Fiction: Spray-Painted Mysteries

If judged only by its synopsis, Nina Siegal’s debut novel, A Little Trouble with the Facts, would be quickly categorized as a neo-noir, a rehash of mystery/suspense structure contemporized by a slew of modern landscapes and references. This is both true and misleading. On the one hand, the novel certainly does not attempt to break noir convention. It is packed with corkscrew twists and dubious personages, and is piloted by Valerie Vane, a beleaguered obituary writer whose incisive first-person narration presents her as an amalgam of a reformed femme fatale and a classic PI. Additionally, in true noir fashion, the plot is rolling from page one, when Vane receives an ominous phone call regarding the obituary of a famous graffiti artist named Malcolm Wallace, aka Stain 149. “Who said [it was] suicide?” the caller wants to know. All Vane can answer is that the police report had said, “jump from bridge,” and she had inferred from there. When evidence accumulates to suggest that Wallace was, in fact, thrown from the Queensboro Bridge, Vane is placed on a fast track either to redemption or to that special rock they keep below rock bottom.

But while the novel never rebels against its heritage, Siegal has subtly rejuvenated the genre. The innovation of the book is in the subtext constructed by her carefully wrought extended metaphors, which surface under new aliases throughout the narrative just as the primary characters do. There is, for example, “the Incident” that instigates Vane’s plummet from grace, an event that leaves her screaming, “Don’t you know who I am?” What has become a clichéd yelp of the glitterati is gingerly subverted throughout the book to become a sweeping statement about the need to be seen, recognized, immortalized. It originates from the same place as that common vandalistic urge to write “I was here,” and—no matter how soothing it would be to believe such a compulsion is rooted in grand ideas of living on through art—is most often a by-product of chronic insecurity. That Vane and Wallace share it so fundamentally provides a connection between them that bridges life and death as naturally as the Queensboro bridges the East River. From here, the key symbol of the book emerges, the conceit of “the writing on the walls,” literally and metaphorically. Siegal expertly misdirects the reader with false clues, all the while spray-painting the truth in the tunnels and overpasses of the book, where we will decipher them only if we look closely out the window as the train trundles along.
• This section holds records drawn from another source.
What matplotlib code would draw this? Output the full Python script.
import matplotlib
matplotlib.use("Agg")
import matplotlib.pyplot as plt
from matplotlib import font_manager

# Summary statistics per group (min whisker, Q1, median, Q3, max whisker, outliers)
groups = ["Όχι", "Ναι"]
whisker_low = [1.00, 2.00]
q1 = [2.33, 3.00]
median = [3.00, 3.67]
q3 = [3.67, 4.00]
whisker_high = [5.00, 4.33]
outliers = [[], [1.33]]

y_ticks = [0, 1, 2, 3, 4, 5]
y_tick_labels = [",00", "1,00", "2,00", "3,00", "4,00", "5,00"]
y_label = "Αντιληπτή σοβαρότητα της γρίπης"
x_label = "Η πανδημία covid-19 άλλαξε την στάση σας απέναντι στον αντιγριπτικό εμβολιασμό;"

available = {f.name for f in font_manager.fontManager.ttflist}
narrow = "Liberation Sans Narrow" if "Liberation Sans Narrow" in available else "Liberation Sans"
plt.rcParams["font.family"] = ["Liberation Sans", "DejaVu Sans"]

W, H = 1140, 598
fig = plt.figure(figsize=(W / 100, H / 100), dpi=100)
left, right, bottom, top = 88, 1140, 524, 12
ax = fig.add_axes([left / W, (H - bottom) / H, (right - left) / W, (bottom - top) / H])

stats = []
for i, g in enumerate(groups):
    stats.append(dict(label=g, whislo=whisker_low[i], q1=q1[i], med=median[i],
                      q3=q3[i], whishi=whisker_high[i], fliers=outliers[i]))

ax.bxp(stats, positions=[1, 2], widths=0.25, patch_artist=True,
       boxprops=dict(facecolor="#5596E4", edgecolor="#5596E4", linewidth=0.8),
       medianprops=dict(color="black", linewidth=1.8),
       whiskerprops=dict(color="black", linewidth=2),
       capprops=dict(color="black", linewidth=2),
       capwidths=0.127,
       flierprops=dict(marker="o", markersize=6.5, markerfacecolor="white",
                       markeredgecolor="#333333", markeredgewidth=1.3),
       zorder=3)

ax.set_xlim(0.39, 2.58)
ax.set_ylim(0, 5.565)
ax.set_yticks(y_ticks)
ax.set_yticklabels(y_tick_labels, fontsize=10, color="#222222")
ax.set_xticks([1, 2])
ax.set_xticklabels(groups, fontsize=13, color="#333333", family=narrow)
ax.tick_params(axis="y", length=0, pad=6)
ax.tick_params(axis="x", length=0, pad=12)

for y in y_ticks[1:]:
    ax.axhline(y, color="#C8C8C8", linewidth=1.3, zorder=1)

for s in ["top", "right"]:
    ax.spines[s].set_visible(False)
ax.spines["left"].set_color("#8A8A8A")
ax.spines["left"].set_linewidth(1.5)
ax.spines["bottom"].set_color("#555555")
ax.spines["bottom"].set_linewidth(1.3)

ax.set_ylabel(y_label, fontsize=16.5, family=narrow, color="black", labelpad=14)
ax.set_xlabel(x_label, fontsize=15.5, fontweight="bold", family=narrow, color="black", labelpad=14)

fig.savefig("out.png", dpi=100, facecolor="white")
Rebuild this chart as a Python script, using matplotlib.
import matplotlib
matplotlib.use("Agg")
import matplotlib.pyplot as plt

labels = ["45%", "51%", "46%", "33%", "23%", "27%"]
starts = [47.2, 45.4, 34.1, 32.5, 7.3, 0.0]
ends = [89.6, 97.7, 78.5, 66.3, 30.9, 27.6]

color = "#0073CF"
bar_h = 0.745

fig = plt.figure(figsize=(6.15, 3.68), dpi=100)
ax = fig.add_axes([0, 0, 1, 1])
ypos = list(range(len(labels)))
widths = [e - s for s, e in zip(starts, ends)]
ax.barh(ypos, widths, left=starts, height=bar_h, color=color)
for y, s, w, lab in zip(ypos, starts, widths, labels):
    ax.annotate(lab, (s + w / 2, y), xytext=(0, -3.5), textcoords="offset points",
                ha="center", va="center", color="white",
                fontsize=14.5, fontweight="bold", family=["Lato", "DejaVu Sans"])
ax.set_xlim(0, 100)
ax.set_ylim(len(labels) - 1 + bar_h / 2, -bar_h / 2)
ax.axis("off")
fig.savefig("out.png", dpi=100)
One of Vane’s fellow reporters condenses the genre beautifully when he says of the Queensboro Bridge, “When I was growing up, this bridge was supposed to be the scariest place on earth […] Kids said they saw lights for trains that never came or else trains full of ghosts.” What else is mystery than evidence of something that cannot be seen, and what else is suspense than a vision of something that cannot be explained? This coy commentary on noir runs throughout the novel, adding a colorful depth and resonance.

Page Six

March 2nd, 2008

The New York Post’s famous Page Six” gossip column mentioned A LITTLE TROUBLE THE FACTS, quoting a section of the book that talks about… Page Six.
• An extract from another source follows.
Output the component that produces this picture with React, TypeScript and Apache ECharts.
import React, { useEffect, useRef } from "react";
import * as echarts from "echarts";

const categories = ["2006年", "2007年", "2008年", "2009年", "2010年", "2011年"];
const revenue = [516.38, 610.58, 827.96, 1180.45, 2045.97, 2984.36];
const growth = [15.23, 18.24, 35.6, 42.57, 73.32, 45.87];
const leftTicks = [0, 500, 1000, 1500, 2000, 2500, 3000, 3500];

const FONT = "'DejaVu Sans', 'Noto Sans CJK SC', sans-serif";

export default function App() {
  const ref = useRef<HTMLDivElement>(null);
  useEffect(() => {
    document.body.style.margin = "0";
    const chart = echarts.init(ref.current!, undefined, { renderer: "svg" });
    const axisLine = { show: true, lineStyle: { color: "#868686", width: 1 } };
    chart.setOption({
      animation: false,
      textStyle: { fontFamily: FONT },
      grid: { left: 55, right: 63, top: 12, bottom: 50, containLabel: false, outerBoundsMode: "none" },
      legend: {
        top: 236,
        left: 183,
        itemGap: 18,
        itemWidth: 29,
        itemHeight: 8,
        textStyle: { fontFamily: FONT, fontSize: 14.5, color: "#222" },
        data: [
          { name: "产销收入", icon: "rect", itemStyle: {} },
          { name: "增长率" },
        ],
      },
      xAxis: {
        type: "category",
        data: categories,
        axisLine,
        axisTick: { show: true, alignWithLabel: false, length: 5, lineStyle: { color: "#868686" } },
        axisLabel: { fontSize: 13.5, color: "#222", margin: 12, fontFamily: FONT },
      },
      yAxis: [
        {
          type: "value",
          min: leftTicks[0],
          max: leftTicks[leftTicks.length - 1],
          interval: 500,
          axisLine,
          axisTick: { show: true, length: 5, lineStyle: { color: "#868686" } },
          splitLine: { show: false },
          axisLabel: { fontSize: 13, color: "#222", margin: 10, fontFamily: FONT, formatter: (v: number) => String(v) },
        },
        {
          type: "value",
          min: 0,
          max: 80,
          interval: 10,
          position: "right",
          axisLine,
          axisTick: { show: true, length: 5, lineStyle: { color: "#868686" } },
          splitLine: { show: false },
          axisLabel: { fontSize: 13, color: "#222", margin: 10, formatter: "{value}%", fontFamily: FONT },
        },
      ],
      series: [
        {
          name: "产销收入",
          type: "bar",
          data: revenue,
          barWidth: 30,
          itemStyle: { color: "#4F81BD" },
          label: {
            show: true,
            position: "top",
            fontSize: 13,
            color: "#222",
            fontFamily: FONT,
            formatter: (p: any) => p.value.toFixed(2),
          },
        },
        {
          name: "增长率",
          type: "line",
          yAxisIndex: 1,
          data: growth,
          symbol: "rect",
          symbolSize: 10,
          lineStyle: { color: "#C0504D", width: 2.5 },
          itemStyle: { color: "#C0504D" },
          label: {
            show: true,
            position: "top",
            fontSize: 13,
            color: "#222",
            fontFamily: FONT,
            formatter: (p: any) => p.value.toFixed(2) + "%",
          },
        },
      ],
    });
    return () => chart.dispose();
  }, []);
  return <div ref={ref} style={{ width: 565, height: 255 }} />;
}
WE HEAR… THAT Nina Siegal gets it right in her witty, journo-turned-gumshoe novel, “A Little Trouble With the Facts,” in which one character gushes: “There’s a reason people pay 25 cents to flip to page 10 for Page Six every day” . . .

The circle of irony is complete. See the site here.

Fun with Facts

March 1st, 2008

Art + Auction calls us “Fun with the Facts:”
Journalist Nina Siegal’s debut novel, A Little Trouble with the Facts (HarperCollins), at left, tells the Chandleresque story of Valerie Vane, a style reporter at a big New York City daily whose spectacular fall from grace lands her on the obits desk and smack in the middle of the intrigue surrounding the death of a once-famous graffiti artist. As Vane plumbs the darker depths of the art world, some readers may wonder how much Siegal, an Art+Auction scribe, drew from real life. Could the petite yet formidable Chelsea dealer Darla Deitrick, for example, be a cross between Mary Boone and Tony Shafrazi? Siegal won’t say but does admit, “I wanted the book to have the feel of a roman à clef—you’re never sure exactly what’s fact and what’s fiction.”